David Kastrup writes:
> Why you thought Nix was "an XEmacs developer" I
don't know. I suggest
> you ask him, or yourself. I certainly never told you he was.
Well, he is the only one I know who was able to botch up an XEmacs
release so seriously it had to be withdrawn.
"Had to be withdrawn", no. There was a crash introduced on a platform
I was unable to test, it was detected within hours of the upload, so I
figured it made sense to do another release immediately, and in the
meantime disable downloads of the broken version. Other XEmacs
developers objected strenuously after I reacted, but it was a fait
accompli, and I decided not to reverse course again.
But [Nix] is a smart guy. I have failed in a lot of XEmacs areas
where he prevailed. Including getting to a working package setup.
So, he's smart. But he didn't "fail" to come up with packaging that
followed guidelines, he didn't even *try*, apparently.
Once again, we can see a complete failure of communication. I was not
aware at all that such efforts were being made, until you presented us
with your "package", years after Nix did his work.
This led directly to a lot of acrimony and frustration that was
certainly avoidable.
Extending the package infrastructure also was supposed to make work
easier for Uwe or anybody else willing to pick up, by delivering a
ready-made and tested configuration suitable for the package system.
Well, I'm pretty sure it did make work a lot easier for Uwe and Mats.
There was no cooperation, close or otherwise. It was enough of a
chore
to convince AUCTeX developers not to abandon XEmacs support altogether
given the manner they and bug reports and patches and requests were
handled on the XEmacs developer lists.
Well, I can certainly understand the AUCTeX developers' feelings.

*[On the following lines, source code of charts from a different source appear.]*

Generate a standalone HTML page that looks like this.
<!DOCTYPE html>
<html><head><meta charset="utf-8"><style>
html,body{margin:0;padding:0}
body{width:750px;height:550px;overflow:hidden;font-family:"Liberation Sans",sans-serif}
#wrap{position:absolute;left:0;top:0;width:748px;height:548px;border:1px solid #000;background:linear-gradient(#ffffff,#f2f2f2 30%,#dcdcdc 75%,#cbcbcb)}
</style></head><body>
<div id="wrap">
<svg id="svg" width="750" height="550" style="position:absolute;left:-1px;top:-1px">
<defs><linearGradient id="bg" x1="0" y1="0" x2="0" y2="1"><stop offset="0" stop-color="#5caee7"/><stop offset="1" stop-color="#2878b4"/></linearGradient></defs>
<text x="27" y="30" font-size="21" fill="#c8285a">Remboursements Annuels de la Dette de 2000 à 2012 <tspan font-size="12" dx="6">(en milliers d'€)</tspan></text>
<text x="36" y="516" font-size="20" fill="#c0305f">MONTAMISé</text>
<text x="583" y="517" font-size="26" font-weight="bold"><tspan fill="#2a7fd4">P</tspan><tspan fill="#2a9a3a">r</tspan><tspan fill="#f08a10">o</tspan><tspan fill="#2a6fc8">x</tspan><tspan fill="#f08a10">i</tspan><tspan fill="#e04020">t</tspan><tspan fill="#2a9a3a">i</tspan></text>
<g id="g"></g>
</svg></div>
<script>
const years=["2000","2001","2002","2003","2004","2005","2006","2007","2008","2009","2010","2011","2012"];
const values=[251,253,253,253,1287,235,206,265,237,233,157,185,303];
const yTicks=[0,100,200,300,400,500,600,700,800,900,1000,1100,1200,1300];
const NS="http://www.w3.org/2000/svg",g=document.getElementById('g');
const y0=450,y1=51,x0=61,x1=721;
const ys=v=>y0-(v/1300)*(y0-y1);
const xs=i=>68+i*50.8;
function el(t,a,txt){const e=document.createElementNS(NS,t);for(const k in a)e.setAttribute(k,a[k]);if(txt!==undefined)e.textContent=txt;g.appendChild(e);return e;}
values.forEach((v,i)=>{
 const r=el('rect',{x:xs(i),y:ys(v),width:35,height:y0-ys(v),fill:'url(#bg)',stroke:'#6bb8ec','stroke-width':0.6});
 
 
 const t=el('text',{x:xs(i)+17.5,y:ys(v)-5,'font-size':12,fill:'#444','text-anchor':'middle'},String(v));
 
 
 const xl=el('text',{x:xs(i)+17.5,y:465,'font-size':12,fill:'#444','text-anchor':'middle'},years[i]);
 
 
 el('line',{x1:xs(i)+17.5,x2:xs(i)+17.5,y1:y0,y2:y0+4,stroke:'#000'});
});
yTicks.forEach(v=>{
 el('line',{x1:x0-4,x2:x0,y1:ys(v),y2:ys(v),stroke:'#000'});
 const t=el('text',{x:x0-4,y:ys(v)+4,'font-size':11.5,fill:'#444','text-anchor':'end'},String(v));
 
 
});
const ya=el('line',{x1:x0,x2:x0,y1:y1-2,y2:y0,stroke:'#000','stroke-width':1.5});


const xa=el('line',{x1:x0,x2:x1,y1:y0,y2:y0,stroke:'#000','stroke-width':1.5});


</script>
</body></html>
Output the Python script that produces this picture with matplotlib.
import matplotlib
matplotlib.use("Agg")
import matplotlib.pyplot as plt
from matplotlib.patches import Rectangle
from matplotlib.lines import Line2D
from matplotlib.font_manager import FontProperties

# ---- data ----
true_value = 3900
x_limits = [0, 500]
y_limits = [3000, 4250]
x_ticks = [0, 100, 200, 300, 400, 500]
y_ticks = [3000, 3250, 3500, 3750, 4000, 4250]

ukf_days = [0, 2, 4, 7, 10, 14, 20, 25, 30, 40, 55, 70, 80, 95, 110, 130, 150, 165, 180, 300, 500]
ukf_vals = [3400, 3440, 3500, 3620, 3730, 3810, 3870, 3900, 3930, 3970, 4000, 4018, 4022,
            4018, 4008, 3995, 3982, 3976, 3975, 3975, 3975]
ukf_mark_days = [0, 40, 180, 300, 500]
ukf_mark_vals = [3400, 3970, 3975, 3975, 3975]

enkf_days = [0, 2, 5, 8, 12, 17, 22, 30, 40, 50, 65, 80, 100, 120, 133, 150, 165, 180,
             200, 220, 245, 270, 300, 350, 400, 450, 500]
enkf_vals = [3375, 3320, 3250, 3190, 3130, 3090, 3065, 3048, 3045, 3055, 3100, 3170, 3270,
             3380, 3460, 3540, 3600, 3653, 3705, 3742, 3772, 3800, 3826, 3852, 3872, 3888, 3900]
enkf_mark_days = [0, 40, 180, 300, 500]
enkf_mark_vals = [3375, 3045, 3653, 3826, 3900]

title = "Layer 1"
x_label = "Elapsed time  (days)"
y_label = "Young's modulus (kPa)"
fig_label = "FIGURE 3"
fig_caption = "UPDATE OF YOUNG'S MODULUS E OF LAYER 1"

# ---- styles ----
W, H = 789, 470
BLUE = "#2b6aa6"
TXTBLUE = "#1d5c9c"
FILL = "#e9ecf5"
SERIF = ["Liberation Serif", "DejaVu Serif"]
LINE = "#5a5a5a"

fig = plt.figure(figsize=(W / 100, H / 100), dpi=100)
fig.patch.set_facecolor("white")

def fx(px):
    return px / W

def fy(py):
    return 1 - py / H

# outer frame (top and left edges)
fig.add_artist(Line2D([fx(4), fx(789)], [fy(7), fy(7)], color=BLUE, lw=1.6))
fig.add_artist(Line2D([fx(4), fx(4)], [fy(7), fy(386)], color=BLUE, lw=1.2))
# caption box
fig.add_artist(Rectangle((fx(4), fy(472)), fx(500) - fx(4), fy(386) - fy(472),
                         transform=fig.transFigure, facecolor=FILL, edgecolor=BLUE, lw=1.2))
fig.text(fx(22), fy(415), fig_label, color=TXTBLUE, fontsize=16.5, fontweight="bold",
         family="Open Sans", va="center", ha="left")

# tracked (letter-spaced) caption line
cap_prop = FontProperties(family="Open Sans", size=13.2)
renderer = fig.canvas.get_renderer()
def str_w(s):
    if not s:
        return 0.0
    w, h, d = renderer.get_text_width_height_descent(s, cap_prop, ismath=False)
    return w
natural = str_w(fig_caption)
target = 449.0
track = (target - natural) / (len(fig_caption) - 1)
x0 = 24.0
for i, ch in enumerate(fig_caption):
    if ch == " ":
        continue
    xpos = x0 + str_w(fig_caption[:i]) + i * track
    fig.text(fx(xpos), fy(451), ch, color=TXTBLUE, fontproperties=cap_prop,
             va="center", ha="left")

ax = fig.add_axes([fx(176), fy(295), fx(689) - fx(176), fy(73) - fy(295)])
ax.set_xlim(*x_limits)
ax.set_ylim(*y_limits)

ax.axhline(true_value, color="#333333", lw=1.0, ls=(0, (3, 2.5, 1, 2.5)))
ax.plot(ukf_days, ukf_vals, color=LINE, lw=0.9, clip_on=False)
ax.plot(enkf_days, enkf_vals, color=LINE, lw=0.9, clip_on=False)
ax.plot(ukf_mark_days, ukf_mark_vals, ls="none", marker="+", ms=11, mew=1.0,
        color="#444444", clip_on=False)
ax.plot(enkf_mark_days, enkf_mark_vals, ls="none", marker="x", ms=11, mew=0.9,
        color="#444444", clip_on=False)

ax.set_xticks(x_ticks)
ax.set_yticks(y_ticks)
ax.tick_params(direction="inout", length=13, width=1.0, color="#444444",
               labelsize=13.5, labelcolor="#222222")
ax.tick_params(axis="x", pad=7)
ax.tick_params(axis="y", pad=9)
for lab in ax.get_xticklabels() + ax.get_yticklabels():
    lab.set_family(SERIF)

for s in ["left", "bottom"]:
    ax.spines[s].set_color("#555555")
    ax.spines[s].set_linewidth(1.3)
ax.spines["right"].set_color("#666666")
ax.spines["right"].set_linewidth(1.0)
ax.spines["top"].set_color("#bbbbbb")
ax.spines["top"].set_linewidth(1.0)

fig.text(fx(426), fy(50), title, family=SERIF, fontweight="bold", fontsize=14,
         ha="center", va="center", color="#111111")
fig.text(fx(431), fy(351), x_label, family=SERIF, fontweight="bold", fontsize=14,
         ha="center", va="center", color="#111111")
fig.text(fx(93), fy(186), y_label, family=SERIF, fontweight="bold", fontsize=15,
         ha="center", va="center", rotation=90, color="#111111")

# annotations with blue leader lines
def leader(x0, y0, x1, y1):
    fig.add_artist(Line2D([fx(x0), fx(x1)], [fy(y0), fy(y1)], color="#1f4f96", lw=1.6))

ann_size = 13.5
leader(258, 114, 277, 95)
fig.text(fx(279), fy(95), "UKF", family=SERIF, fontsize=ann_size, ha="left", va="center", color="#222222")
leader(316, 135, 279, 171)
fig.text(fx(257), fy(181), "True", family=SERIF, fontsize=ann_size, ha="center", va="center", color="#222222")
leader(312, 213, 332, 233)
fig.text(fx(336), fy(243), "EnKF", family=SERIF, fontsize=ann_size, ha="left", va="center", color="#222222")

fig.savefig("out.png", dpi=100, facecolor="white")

On
the other hand, sometimes it's worth making the extra effort to
establish a cooperative relationship.
> Presumably, the configuration on which you run functional tests
> *is* the XEmacs package configuration.
No. It is what _our_ packaging system produces.
[...]
The AUCTeX configure/install procedure is intricate and
autogenerates
files that find paths and other stuff relative to their installed
location. So any procedure that moves things around after the
autoconfigure, _breaks_ stuff.
I can just imagine what Tom Lord would have to say about that! ;-)
So no, what we can test is not the same as what will be placed in
the
XEmacs package repository. The whole startup and directory location and
system-independent preconfiguration (which is, in the AUCTeX build
system, a particularly clever setup for the system-dependent
configuration generator) is _not_ what we can produce and test.
I don't understand what you're trying to say. You say above that you
have a ready-made tested configuration, but now you assert that you
can't produce and test one?
> As far as I can tell, we *are* on the verge of an XEmacs
packaged
> version of AUCTeX that satisfies our criteria, as well as being vastly
> improved in terms of timeliness from AUCTeX's point of view. So from
> my point of view while a lot of the things you say were arguable 6
> months ago, they really are quite inapplicable to the current
> situation.
We'll see.
Sure. It's all vaporware to me too, except that I trust Mats and Uwe
personally to have something to show.